(Material):
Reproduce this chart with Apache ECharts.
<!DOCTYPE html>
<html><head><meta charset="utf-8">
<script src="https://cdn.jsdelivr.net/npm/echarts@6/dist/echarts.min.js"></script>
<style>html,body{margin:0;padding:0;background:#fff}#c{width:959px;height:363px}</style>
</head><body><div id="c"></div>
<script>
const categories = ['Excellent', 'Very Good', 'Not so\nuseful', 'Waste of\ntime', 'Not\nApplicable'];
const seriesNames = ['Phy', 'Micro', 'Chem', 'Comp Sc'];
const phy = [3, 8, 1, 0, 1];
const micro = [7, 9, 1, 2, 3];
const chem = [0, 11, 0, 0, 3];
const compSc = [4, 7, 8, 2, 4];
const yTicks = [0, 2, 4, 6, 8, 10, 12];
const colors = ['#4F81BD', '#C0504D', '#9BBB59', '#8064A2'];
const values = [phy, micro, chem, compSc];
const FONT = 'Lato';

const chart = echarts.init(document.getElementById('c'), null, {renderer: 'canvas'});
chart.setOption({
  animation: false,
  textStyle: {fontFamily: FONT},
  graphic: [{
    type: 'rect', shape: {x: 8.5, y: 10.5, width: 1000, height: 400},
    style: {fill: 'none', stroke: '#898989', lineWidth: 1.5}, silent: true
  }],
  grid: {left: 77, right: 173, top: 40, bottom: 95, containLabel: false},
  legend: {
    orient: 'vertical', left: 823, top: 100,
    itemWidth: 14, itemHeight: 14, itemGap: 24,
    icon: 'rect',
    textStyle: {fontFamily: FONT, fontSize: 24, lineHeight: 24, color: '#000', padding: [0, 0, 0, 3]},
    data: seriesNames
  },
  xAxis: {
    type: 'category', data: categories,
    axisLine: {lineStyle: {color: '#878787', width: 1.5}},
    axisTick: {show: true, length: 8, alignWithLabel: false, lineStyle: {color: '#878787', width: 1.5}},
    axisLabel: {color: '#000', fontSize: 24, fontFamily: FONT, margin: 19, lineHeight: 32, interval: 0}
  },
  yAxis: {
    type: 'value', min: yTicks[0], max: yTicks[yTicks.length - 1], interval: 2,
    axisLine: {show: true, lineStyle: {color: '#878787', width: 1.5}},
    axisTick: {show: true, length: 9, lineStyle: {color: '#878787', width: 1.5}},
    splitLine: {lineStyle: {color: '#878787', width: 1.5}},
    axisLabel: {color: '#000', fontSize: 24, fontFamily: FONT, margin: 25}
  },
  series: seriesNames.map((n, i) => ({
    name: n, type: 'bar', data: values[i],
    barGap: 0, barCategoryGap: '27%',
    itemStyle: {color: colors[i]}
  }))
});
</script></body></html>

(Task statement): Starting at the first line of the data above, please restate word for word every line up to and including the one that holds "const FONT = 'Lato';", and add nothing else.

(Reply to the exercise):
Reproduce this chart with Apache ECharts.
<!DOCTYPE html>
<html><head><meta charset="utf-8">
<script src="https://cdn.jsdelivr.net/npm/echarts@6/dist/echarts.min.js"></script>
<style>html,body{margin:0;padding:0;background:#fff}#c{width:959px;height:363px}</style>
</head><body><div id="c"></div>
<script>
const categories = ['Excellent', 'Very Good', 'Not so\nuseful', 'Waste of\ntime', 'Not\nApplicable'];
const seriesNames = ['Phy', 'Micro', 'Chem', 'Comp Sc'];
const phy = [3, 8, 1, 0, 1];
const micro = [7, 9, 1, 2, 3];
const chem = [0, 11, 0, 0, 3];
const compSc = [4, 7, 8, 2, 4];
const yTicks = [0, 2, 4, 6, 8, 10, 12];
const colors = ['#4F81BD', '#C0504D', '#9BBB59', '#8064A2'];
const values = [phy, micro, chem, compSc];
const FONT = 'Lato';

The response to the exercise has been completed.